Studies in different organisms have shown that the frequency of recombination is affected by spatial proximity and DNA accessibility23,24. Thus, to determine whether histone variants contribute to genome architecture and/or local DNA accessibility, we performed Hi-C and assays for transposase-accessible chromatin using sequencing (ATAC-seq). Hi-C data from ΔH3.V cells revealed marked changes in inter-chromosomal interactions (Fig. 4a, top) and a significant increase in interactions among repressed BESs (Fig. 4b), pointing to a loss of constraints that may have ‘anchored’ the BESs to specific nuclear sites. In support of these Hi-C data, fluorescence in situ hybridization (FISH) data revealed a strong clustering of telomeric repeats upon deletion of H3.V (Fig. 4c, d). By contrast, deletion of H4.V affected genome architecture only modestly (Fig. 4a, bottom). Unlike the Hi-C data, our ATAC-seq data indicated that promoter-proximal DNA accessibility increased upon H3.V or H4.V deletion (Fig. 4e). However, only ΔH3.VΔH4.V cells exhibited high DNA accessibility across the entire length of transcriptionally repressed BESs (Fig. 4e bottom, Extended Data Fig. 9).
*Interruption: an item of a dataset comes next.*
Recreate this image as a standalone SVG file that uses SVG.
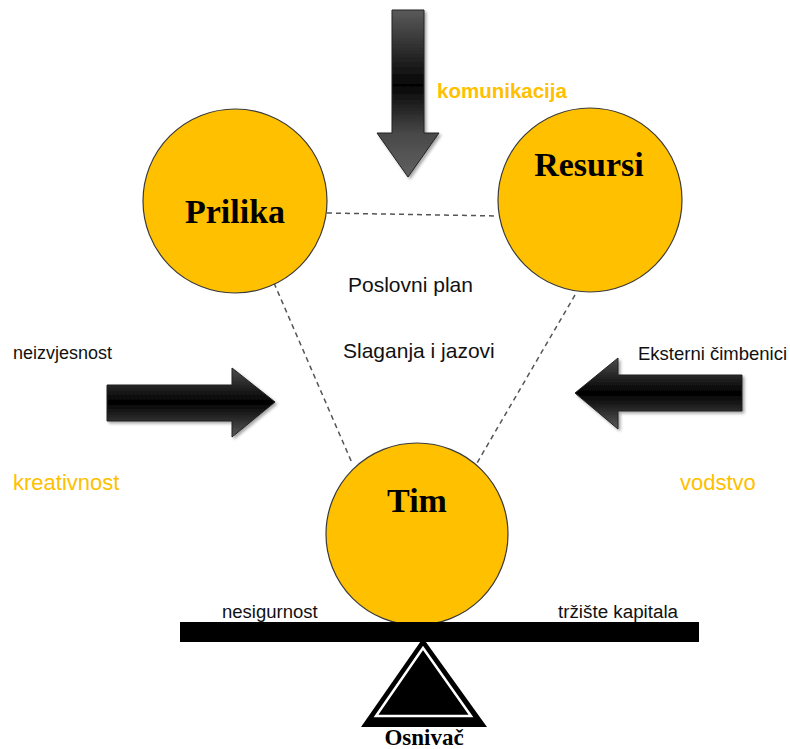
<svg xmlns="http://www.w3.org/2000/svg" width="790" height="749" viewBox="0 0 790 749">
  <style>
    .node { fill: #FFC000; stroke: #3a3a3a; stroke-width: 1.2; }
    .title { font-family: "Liberation Serif", "Times New Roman", serif; font-weight: bold; font-size: 34px; fill: #000; text-anchor: middle; }
    .lbl { font-family: "Liberation Sans", Arial, sans-serif; font-size: 18px; fill: #111; }
    .mid { font-family: "Liberation Sans", Arial, sans-serif; font-size: 21px; fill: #111; }
    .orange { font-family: "Liberation Sans", Arial, sans-serif; font-size: 22px; fill: #FFC000; }
    .dash { stroke: #555; stroke-width: 1.5; stroke-dasharray: 5 4; fill: none; }
    .arrow { stroke: #222; stroke-width: 1; }
  </style>
  <defs>
    <linearGradient id="gDown" x1="0" y1="0" x2="0" y2="1">
      <stop offset="0" stop-color="#5a5a5a"/>
      <stop offset="0.45" stop-color="#050505"/>
      <stop offset="0.75" stop-color="#4a4a4a"/>
      <stop offset="1" stop-color="#606060"/>
    </linearGradient>
    <linearGradient id="gSide" x1="0" y1="0" x2="0" y2="1">
      <stop offset="0" stop-color="#4d4d4d"/>
      <stop offset="0.5" stop-color="#000"/>
      <stop offset="1" stop-color="#5a5a5a"/>
    </linearGradient>
    <filter id="sh" x="-20%" y="-20%" width="140%" height="140%">
      <feDropShadow dx="2" dy="2" stdDeviation="1.5" flood-color="#000" flood-opacity="0.35"/>
    </filter>
  </defs>

  <g id="connectors">
    <line class="dash" x1="327" y1="213" x2="498" y2="216"/>
    <line class="dash" x1="274" y1="283" x2="352" y2="463"/>
    <line class="dash" x1="575" y1="295" x2="477" y2="463"/>
  </g>

  <g id="arrow-komunikacija">
    <polygon class="arrow" fill="url(#gDown)" filter="url(#sh)" points="392,10 424,10 424,133 439,133 408,177 377,133 392,133"/>
    <text x="437" y="98" class="orange" style="font-weight:bold;font-size:20.5px">komunikacija</text>
  </g>

  <g id="arrow-neizvjesnost">
    <polygon class="arrow" fill="url(#gSide)" filter="url(#sh)" points="107,385 232,385 232,368 275,402 232,437 232,421 107,421"/>
    <text x="13" y="359" class="lbl">neizvjesnost</text>
  </g>

  <g id="arrow-eksterni">
    <polygon class="arrow" fill="url(#gSide)" filter="url(#sh)" points="742,375 618,375 618,358 575,393 618,429 618,411 742,411"/>
    <text x="638" y="360" class="lbl" style="font-size:18.5px">Eksterni čimbenici</text>
  </g>

  <g id="node-prilika">
    <circle class="node" cx="235" cy="201" r="92"/>
    <text x="235" y="223" class="title">Prilika</text>
  </g>

  <g id="node-resursi">
    <circle class="node" cx="590" cy="200" r="92"/>
    <text x="589" y="176" class="title">Resursi</text>
  </g>

  <g id="node-tim">
    <circle class="node" cx="417" cy="534" r="91"/>
    <text x="417" y="512" class="title">Tim</text>
  </g>

  <g id="center-labels">
    <text x="348" y="292" class="mid">Poslovni plan</text>
    <text x="343" y="358" class="mid">Slaganja i jazovi</text>
  </g>

  <g id="side-labels">
    <text x="13" y="490" class="orange">kreativnost</text>
    <text x="680" y="490" class="orange">vodstvo</text>
  </g>

  <g id="seesaw">
    <rect x="180" y="622" width="519" height="20" fill="#000"/>
    <text x="222" y="618" class="lbl" style="font-size:18.5px">nesigurnost</text>
    <text x="558" y="618" class="lbl" style="font-size:18.8px">tržište kapitala</text>
  </g>

  <g id="node-osnivac">
    <polygon points="423,638 361,727 487,727" fill="#000"/>
    <polygon points="423,648 376,716 471,716" fill="#000" stroke="#fff" stroke-width="2.5" stroke-linejoin="miter"/>
    <text x="424" y="745" class="title" style="font-size:23px">Osnivač</text>
  </g>
</svg>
In summary, the Hi-C and ATAC-seq data indicate that although deletion of H3.V was responsible for the majority of genome architectural changes and increased BES clustering, this alone was not sufficient to induce a switch in expression of VSG genes. Only the concurrent deletion of H3.V and H4.V, which also strongly increased DNA accessibility across transcriptionally repressed BESs, enhanced the rate of recombination-based switching of VSG genes.

The depletion of histone H3 was previously shown to upregulate BES proximal-promoter activity—presumably via a general increase in DNA accessibility—but did not cause deregulation of VSG genes25. We hypothesize that the marked increase in switching frequency of VSG gene expression results from the combination of decreased spatial distance between BESs and increased local DNA accessibility (Fig. 4f).

The activation of new VSG genes did not occur at random; this non-random activation has previously been observed for infections of different hosts26,27. In a small number of cells, we detected transcripts from different VSG isoforms. This loss of mutually exclusive expression of VSG genes may be caused by increased DNA accessibility upon the deletion of histone variants, which may result in promiscuous RNA polymerase II transcription. Our observations that even in ΔH3.VΔH4.V cells not all expression sites are transcribed and that specific ‘pairs’ of VSG genes tend to be co-expressed, suggest that there are additional constraints imposed by genome organization or VSG protein structure28. At the genome level, co-activated VSG genes may have to be localized in close proximity to ensure sufficient levels of an activating factor8,29; alternatively, differences in VSG protein structure may make it impossible for the parasite to tolerate certain mosaic surface coats.

In this study, we have demonstrated how evolutionarily conserved features of genome architecture can be exploited for the de novo scaffolding of phased diploid genomes. The use of Hi-C, scRNA-seq and ATAC-seq—to our knowledge, all used here for the first time in T. brucei—opened opportunities for genome assembly and the characterization of the mechanism that underlies VSG switching in ΔH3.VΔH4.V cells. Our data reveal that histone variants can function as architectural proteins, and that changes in global genome architecture and local chromatin configuration can induce extensive switches in antigen expression.